100% of the inventory on Airbnb is repurposed from elsewhere. People aren't
constructing new buildings to list them on Airbnb.

Re-purposing inventory is far more cost effective than actually building a new
hotel because:

\- You can't hide a new hotel and would actually need regulatory approval for
it, while you can list an existing apartment on Airbnb illegally

\- You would need to meet the ongoing requirements for a hotel like paying
commercial property taxes, having 24/7 staffing and meeting health and safety
standards

\- It doesn't require millions of dollars of capital

As a tourist, it's amazing to have the additional options afforded you by
Airbnb. It's often cheaper, and even when it isn't it lets you rent types of
accommodation that you just won't find from normal hotel businesses. You can
stay in parts of town that don't have hotels. I get that. But cities aren't
run for tourists, they're run for the people that live in them.

A shortage of hotel rooms, at worst, constrains your tourism economy. A
shortage of apartments makes your city unlivable. Allowing inventory to move
from one market to the other freely may maximize revenue for landlords, but it
doesn't serve public policy goals of affordability.

Many tourist cities (Paris, Barcelona, etc.) have a shortage of hotel rooms
during peak season (try searching the price of a hotel room in central Paris
in June).

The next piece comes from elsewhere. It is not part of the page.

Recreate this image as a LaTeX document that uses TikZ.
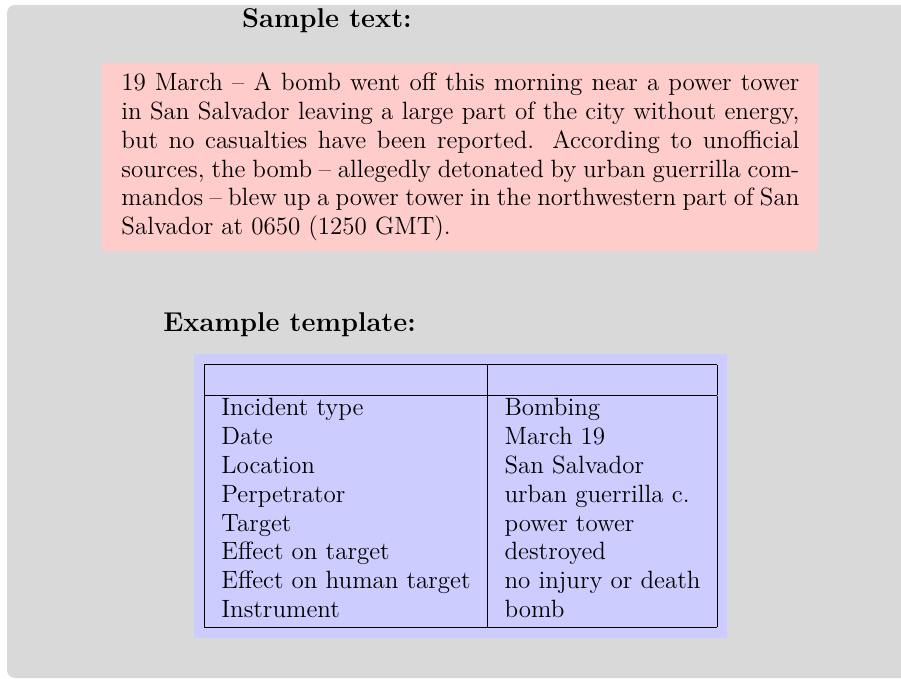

With unrestricted Airbnb, that market can gobble up long-term rental
capacity, effectively transforming a tourism industry problem into a
widespread affordability crisis. Now try searching Airbnb in Paris for June,
and look for the listings in Chinese characters, which will be illegal hostels
with 8 or 12 bunk beds crammed into a 1 or 2 bedroom flat, things that no sane
person would ever certify as safe for occupation - but that do generate
additional profit for their owners. You will also find plenty of 'whole
apartment' listings that are available 365 days a year.

Of course, introducing more supply for tourists will bring down the cost of
tourist accommodation, which will bring more tourists. But does Paris want
more tourists? Does Barcelona? Aren't those cities and their voters entitled
to decide for themselves? Why won't Airbnb respect the decisions made by the
people who live there through their democratically elected governments?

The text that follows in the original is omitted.